Softs: Cocoa was slightly lower but pared losses, closing nearly 3% off its lows. Fade rallies in December future as long as 2700 acts as resistance. If the U.S. dollar can gain traction, I think prices could trade to the trend line about 7-8% from current levels. Sugar gained for the second day running, as 20 cents should be back in play in the coming session. Risk to reward, I like the dynamic thinking one could risk just over ½ cent in futures with a 1½ cent target. Cotton has yet to breach the down sloping trend line that has existed since February. In the next few days, I am expecting cotton to break down, which would be confirmed on a penetration of its 50 day MA.

Treasuries: 30-year bonds traded under their 20-day MA the last two sessions, but the key will be a settlement below that level. It appears to me there is more downside to come. 10-year notes are lagging and have not fallen off as much lately. This is the perfect environment for a NOB spread in my opinion. The only outside consideration is if we see a leg lower in equities, an inverse relationship should play out, so I would not have a large position on.

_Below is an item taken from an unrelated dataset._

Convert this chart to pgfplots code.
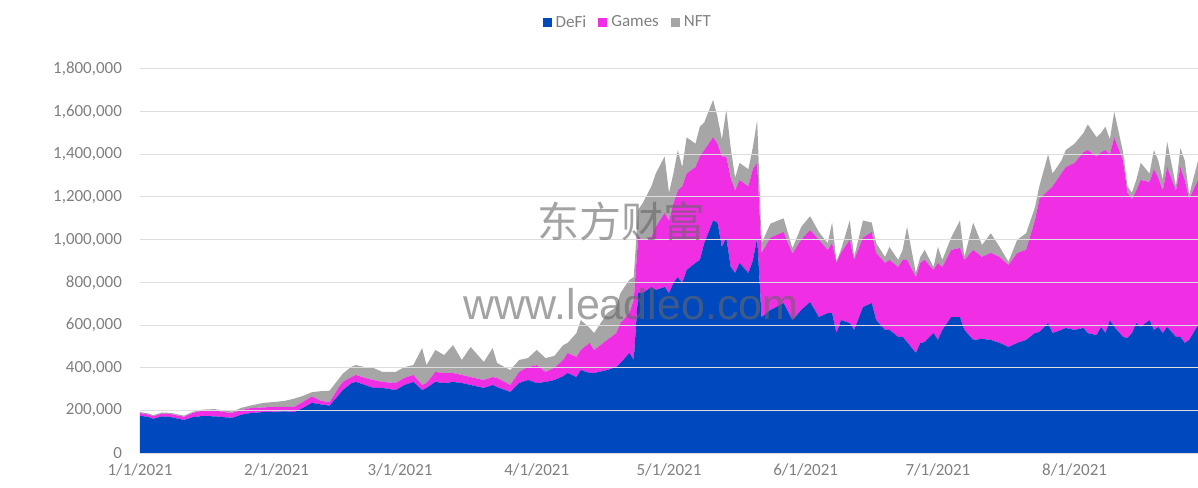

Livestock: With today's loss, live cattle traded to their 9-day MA. On a trade under that level, expect momentum traders to drag prices lower. My target in October would be 122.50. Feeder cattle were buoyed by their 9-day MA, gaining marginally. Aggressive traders can gain bearish exposure with tight stops. My downside target in November is 144.00. October lean hogs are over 2 cents off their lows from last week, but until prices take out 74.50 on a closing basis, I'm just interpreting this as a bounce. In a perfect world, longs can buy from lower levels…stay tuned.

Grains: Corn lost 2% to put prices at six-week lows. In December if the 50-day MA can be taken out about 15 cents below today's settlement, I think this would confirm a move closer to $7/bushel, which I've been calling on in recent weeks. Traders should remain in bearish trade as long as prices remain under $8.05. November soybeans lost 1%, trading lower now for six straight sessions. This could just be the beginning, as it will take another dime to break a trend line that has supported the last four months. Advice to longs is lightening up or establish hedges. Wheat continues to meander around the $9/bushel level, looking for direction from the other grain markets. A trade under $8.70 puts $8 in play in December, in my opinion.

Currencies: As long as the dollar remains under 81.00, I'm in the bear camp. The European crosses may have gotten ahead of themselves short term, but remain in bull mode as long as the dollar is under pressure. Therefore, it is advised to buy moderate dips in the euro, swissie or cable. Those short the yen should have tight stops, as a trade above 1.2850 should have you out at a loss. Prices have failed several times from around current levels, but as we all know, past performance is not indicative of future results.

Risk Disclaimer: The opinions contained herein are for general information only and not tailored to any specific investor's needs or investment goals. Any opinions expressed in this article are as of the date indicated. Trading futures, options, and Forex involves substantial risk of loss and is not suitable for all investors. Past performance is not necessarily indicative of future results.